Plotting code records
================

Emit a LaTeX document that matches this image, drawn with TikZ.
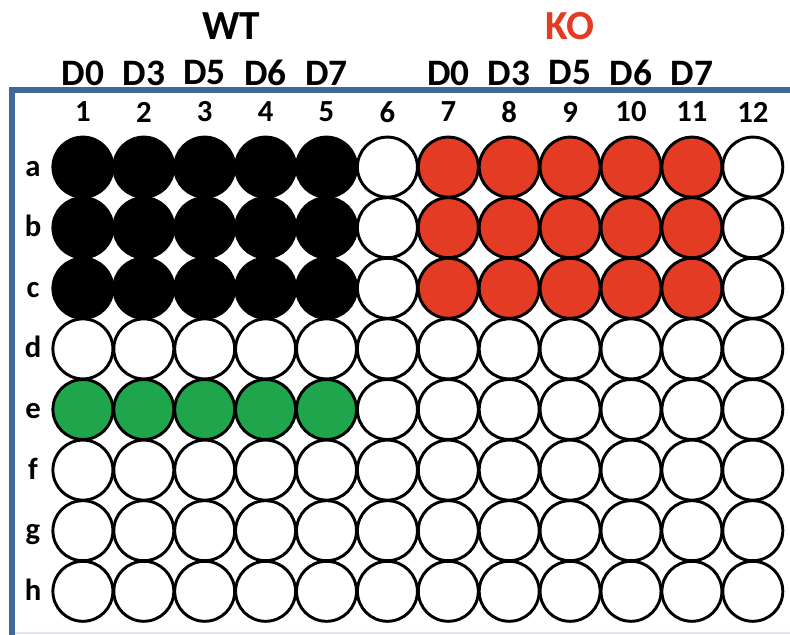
\documentclass[tikz,border=0pt]{standalone}
\usepackage{fontspec}
\setmainfont{Carlito}
\usetikzlibrary{positioning}
\definecolor{PlateBlue}{HTML}{41689E}
\definecolor{PlateEdge}{HTML}{DCE7F2}
\definecolor{WellRed}{HTML}{E43B24}
\definecolor{WellGreen}{HTML}{1FA54B}

\begin{document}
\begin{tikzpicture}[x=0.75pt,y=-0.75pt,
    well/.style={circle,draw=black,line width=2.2pt,fill=white,minimum size=45pt,inner sep=0pt},
    wt/.style={well,fill=black},
    ko/.style={well,fill=WellRed},
    ctrl/.style={well,fill=WellGreen},
    lab/.style={font=\bfseries\fontsize{23}{23}\selectfont,inner sep=0pt},
    rowlab/.style={lab,text height=13.5pt,text depth=0pt},
    day/.style={font=\bfseries\fontsize{28}{28}\selectfont,inner sep=0pt},
    group/.style={font=\bfseries\fontsize{31}{31}\selectfont,inner sep=0pt}]
  \useasboundingbox (0,0) rectangle (790,635);
  \fill[white] (0,0) rectangle (790,635);
  % plate frame
  \draw[PlateEdge,line width=1.5pt] (12,633) -- (790,633);
  \draw[PlateBlue,line width=3.8pt] (12,635) -- (12,90) -- (790,90);
  % column numbers and row letters
  \foreach \c in {1,...,12}
    \node[lab] (col\c) at ({22+60.9*\c},112) {\c};
  \foreach \r [count=\i] in {a,b,c,d,e,f,g,h}
    \node[rowlab] (row\r) at (33,{106.5+60.6*\i}) {\r};
  % group and day labels
  \coordinate (dayrow) at (0,73);
  \node[group] (wt) at (231,26) {WT};
  \node[group,text=WellRed] (ko) at (col9 |- wt) {KO};
  \foreach \d [count=\i] in {0,3,5,6,7} {
    \pgfmathtruncatemacro\k{\i+6}
    \node[day] (wtD\d) at (col\i |- dayrow) {D\d};
    \node[day] (koD\d) at (col\k |- dayrow) {D\d};
  }
  % wells
  \foreach \r in {a,b,c} {
    \foreach \c in {1,...,5}
      \node[wt] (\r\c) at (col\c |- row\r) {};
    \foreach \c in {7,...,11}
      \node[ko] (\r\c) at (col\c |- row\r) {};
    \foreach \c in {6,12}
      \node[well] (\r\c) at (col\c |- row\r) {};
  }
  \foreach \c in {1,...,5}
    \node[ctrl] (e\c) at (col\c |- rowe) {};
  \foreach \c in {6,...,12}
    \node[well] (e\c) at (col\c |- rowe) {};
  \foreach \r in {d,f,g,h}
    \foreach \c in {1,...,12}
      \node[well] (\r\c) at (col\c |- row\r) {};
\end{tikzpicture}
\end{document}
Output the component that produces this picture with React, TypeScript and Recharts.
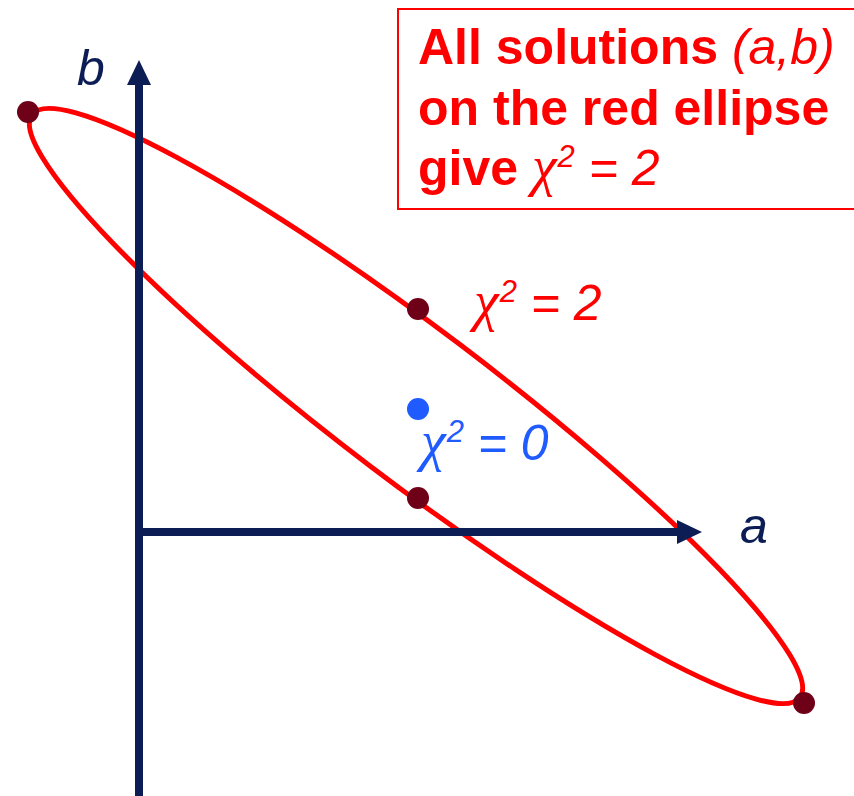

================

▸ **WHAT YOU ARE ASKED TO DO**
For the data above, state how many lines contain "this"; the number is the whole answer.

▸ **WRITTEN RESPONSE**
2